Initial reports said up to 20 militants attacked the Mehran Naval Station from three sides -- killing 11 navy officers and one paramilitary ranger.
But Interior Minister Rehman Malik said later that no more than six "terrorists" had attacked the base, killing 10 security officers and injuring 15 others.
Malik said the bodies had been recovered of four militants killed during a battle that lasted more than 12 hours. He said two other militants are thought to have escaped by running away.
"This is an act-of-terrorism case [against] Pakistan, as was being speculated [about]," Malik said. "And also the Taliban and Al-Qaeda had announced earlier that they would attack Pakistan's military installations and, of course, the armed forces and they have done this first act. And that is why I say Pakistan is [at] war."
The attackers destroyed at least two patrol planes -- including a multimillion-dollar PC3-Orion plane that had recently been delivered to Pakistan by the United States.
Malik said 17 foreigners at the base were safely evacuated after the attack began. They include 11 Chinese engineers and six American contactors who were helping to keep aircraft operating.
Pakistani Taliban fighters claimed responsibility for the raid, saying it is revenge for the killing of Al-Qaeda leader Osama bin Laden by elite U.S. forces in Pakistan earlier this month.
Pakistani Interior Minister Rehman Malik speaks to the media outside the Mehran base on May 23.
The raid on Pakistan's Mehran navy base is seen as one of the most serious breaches of security at a Pakistani military installation.
Are Pakistan's Forces Competent?
The raid in Karachi was the second major attack on a facility of Pakistan's security forces since the killing of bin Laden on May 2. On May 13, two suicide bombers targeted paramilitary police recruits in the northwestern district of Charsadda, killing 80 people and injuring more than 100.
That has led some to question the competence of Pakistan's security forces -- noting that both the Charsadda attack and the Karachi raid were carried out in the midst of a maximum-security alert over threats of militant attacks to avenge bin Laden's death.
"You can see how much security there is around this place. No ordinary person can get inside," said a Karachi resident who lives near the naval base.
"How did these people get in? This means that our security is incompetent. This is obviously a security failure."

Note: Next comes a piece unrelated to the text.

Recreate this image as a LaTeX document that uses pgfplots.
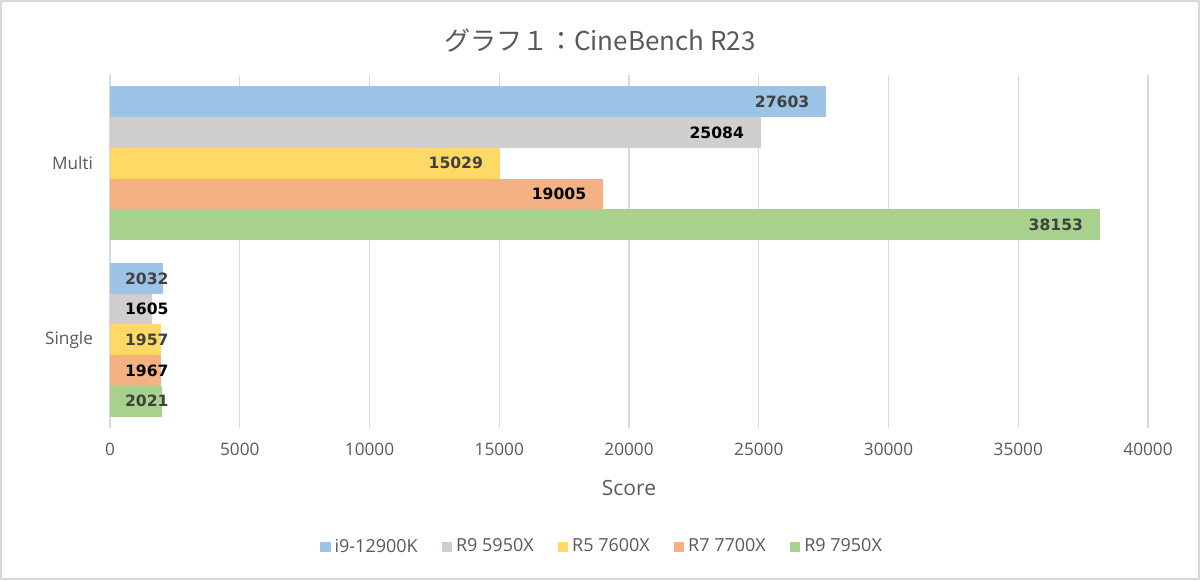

Another Karachi resident who witnessed the attack said it was disturbing to see the ease with which the Taliban fighters were able to fight their way into the navy base.
"There was fierce gunfire. It seemed like a battlefield in there. We were standing here with the children. We were worried about where to go," the man said.
"There was no one to help us, neither police nor anyone else. Then we found out there was a blast inside Mehran."
Mullah Omar Reports 'Propaganda'
Smoke rises from a fire near airplanes inside the Mehran base in Karachi late on May 22.
Meanwhile, Taliban spokesmen in both Afghanistan and Pakistan are dismissing as "pure propaganda" reports that the spiritual leader of the Taliban -- Mullah Mohammad Omar -- has been killed.
Omar is the one-eyed Taliban leader who created the world's strictest Islamic state in Afghanistan during the 1990s, and sheltered bin Laden before the 2001 U.S.-led invasion ousted the Taliban regime from Kabul.
Today, an Afghan television station and the AFP news agency reported that Mullah Omar had been killed in Pakistan.
But Afghan Taliban spokesman Zabihullah Mujahid said the reported death of Mullah Omar "is not possible at all," adding that Omar was currently in Afghanistan "leading the mujahedin."
Pakistani Taliban spokesman Ehsanullah Ehsan said today that Omar was "safe and sound in a safe place."